Use row tracking for Delta tables
Delta Lake row tracking allows Azure Databricks to track row-level lineage in a Delta table. This feature is required for some incremental updates for materialized views.
Important
Delta Lake row tracking is available in Databricks Runtime 14.1 and above.
Row tracking is a table feature and uses a higher table writer protocol than some Delta Lake clients. Table protocol versions cannot be downgraded, and tables with row tracking enabled are not writeable by Delta Lake clients that do not support all enabled Delta writer protocol table features. See How does Azure Databricks manage Delta Lake feature compatibility?.
Enable row tracking
You must explicitly enable row tracking by setting the table property delta.enableRowTracking = true
.
You can do this during table creation, as in the following example:
CREATE TABLE table_name
TBLPROPERTIES (delta.enableRowTracking = true)
AS SELECT * FROM source_table;
You can alter an existing table to enable row tracking, as in the following example:
ALTER TABLE table_name SET TBLPROPERTIES (delta.enableRowTracking = true);
Important
Enabling row tracking on existing tables automatically assigns row IDs and row commit versions to all existing rows in the table. This process can result in the creation of multiple new versions of the table and could take a significant amount of time.

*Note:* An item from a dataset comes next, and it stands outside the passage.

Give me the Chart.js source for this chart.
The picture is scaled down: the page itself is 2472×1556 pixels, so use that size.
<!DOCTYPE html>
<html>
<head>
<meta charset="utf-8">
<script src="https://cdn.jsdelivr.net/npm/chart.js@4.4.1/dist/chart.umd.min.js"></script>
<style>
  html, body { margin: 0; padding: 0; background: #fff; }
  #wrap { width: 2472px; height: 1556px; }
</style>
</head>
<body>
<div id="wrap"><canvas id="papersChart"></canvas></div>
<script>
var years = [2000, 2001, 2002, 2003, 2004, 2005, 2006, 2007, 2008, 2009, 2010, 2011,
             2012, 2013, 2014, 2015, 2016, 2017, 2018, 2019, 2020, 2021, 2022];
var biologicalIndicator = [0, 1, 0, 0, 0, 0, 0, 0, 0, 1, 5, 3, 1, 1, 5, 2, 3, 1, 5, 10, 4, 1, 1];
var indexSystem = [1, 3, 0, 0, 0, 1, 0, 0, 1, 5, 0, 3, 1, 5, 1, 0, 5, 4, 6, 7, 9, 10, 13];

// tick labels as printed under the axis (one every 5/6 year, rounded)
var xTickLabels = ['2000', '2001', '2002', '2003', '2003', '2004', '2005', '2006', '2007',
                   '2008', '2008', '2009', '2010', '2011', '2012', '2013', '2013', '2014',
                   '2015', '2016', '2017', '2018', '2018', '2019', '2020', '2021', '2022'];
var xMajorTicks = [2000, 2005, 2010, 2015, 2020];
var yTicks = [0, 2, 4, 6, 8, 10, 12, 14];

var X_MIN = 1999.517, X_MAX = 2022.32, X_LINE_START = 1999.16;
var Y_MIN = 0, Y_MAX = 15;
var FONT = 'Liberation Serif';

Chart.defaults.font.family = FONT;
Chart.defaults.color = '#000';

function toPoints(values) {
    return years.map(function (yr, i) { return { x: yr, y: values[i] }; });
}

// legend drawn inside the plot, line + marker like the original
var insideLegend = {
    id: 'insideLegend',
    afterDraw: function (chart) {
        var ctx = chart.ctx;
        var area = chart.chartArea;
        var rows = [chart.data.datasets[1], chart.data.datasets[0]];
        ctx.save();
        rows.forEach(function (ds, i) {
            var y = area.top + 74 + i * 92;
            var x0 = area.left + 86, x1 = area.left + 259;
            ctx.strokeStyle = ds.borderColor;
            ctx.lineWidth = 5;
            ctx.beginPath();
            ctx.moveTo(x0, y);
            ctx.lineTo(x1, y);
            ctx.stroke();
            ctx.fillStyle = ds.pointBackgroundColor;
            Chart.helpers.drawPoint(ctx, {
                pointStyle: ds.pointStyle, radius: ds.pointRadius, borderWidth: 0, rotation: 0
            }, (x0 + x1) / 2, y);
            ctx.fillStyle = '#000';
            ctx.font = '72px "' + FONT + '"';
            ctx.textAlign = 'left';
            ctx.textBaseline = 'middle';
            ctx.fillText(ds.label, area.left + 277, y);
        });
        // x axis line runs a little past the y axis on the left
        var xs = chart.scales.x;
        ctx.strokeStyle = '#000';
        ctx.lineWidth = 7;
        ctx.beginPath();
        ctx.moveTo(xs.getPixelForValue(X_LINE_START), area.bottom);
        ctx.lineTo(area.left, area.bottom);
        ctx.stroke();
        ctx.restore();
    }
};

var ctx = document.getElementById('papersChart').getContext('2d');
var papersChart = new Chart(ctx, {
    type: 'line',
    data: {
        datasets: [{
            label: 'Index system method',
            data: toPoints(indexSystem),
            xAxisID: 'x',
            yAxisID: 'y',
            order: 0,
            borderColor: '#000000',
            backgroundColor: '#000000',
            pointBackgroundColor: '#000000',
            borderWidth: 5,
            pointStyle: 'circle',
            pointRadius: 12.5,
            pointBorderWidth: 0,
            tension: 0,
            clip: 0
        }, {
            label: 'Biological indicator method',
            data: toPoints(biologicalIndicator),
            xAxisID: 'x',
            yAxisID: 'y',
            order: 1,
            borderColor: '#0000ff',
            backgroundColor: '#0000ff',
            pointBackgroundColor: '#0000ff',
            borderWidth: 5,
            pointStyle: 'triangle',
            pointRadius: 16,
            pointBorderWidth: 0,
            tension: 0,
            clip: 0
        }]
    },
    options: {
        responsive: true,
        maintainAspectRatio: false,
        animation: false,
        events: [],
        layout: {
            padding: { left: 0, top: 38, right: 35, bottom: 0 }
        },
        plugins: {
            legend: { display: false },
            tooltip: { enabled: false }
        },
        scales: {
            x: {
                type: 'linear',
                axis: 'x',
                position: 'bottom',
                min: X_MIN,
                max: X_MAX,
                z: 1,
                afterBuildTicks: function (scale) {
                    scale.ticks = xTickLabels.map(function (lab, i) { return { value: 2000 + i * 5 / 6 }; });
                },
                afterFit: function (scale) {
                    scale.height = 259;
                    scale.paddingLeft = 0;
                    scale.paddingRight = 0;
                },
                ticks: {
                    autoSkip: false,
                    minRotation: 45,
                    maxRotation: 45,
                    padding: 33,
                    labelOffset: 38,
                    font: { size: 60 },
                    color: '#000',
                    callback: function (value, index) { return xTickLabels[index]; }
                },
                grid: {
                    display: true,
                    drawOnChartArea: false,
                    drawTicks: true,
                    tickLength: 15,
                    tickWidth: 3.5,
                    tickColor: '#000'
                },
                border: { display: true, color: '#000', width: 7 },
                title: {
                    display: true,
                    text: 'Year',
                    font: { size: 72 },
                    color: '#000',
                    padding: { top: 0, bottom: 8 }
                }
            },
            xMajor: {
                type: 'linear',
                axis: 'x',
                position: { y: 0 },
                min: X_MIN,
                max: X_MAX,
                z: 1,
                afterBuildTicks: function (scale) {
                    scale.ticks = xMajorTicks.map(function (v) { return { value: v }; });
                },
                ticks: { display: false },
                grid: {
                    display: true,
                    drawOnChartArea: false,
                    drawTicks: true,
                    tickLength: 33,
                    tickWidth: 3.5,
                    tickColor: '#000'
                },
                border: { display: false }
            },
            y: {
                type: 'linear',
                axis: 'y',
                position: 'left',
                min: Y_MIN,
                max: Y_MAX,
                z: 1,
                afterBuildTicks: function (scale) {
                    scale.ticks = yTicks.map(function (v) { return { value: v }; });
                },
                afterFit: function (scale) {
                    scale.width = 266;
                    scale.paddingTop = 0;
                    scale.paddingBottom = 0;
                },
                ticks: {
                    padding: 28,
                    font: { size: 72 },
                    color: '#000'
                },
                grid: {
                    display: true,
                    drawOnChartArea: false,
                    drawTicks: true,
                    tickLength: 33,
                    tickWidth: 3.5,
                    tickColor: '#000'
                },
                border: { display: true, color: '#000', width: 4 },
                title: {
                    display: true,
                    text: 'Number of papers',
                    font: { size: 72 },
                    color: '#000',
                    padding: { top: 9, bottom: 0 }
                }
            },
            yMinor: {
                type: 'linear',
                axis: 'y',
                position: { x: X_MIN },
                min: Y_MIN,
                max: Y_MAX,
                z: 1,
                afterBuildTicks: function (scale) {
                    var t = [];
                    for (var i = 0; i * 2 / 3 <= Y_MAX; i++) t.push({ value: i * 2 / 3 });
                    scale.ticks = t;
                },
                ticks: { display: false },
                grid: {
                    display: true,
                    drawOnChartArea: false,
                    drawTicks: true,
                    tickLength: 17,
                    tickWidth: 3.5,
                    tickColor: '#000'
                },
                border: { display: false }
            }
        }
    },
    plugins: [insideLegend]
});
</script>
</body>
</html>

Cloning a Delta table creates a separate history, so the row IDs and row commit versions on cloned tables do not match those in the original table.
What is the schema of the row tracking metadata fields?
Row tracking adds two hidden metadata fields to the table. You can explicitly add these fields to your query to return the values.
Column name | Type | Values | Explanation |
---|---|---|---|
_metadata.row_id |
Long | The unique identifier of the row. | A row keeps the same ID whenever it is modified using a MERGE or UPDATE statement. |
_metadata.row_commit_version |
Long | The Delta log or table version at which the row was last inserted or updated. | A row is assigned a new version whenever it is modified using a MERGE or UPDATE statement. |
Some operations store these metadata fields using the transaction log. Running OPTIMIZE
or REORG
operations on a table with row tracking enabled rewrites data files to store these fields.
Disable row tracking
You can disable row tracking by setting the table property to false
.
ALTER TABLE table_name SET TBLPROPERTIES (delta.enableRowTracking = false);
Important
Disabling row tracking does not remove the corresponding table feature and does not downgrade the table protocol version. It also does not remove the metadata fields from the target table.
With row tracking disabled, the row IDs generated are no longer reliable for tracking unique rows.
Limitations
The row IDs and row commit versions metadata fields cannot be accessed while reading the change data feed. See Use Delta Lake change data feed on Azure Databricks.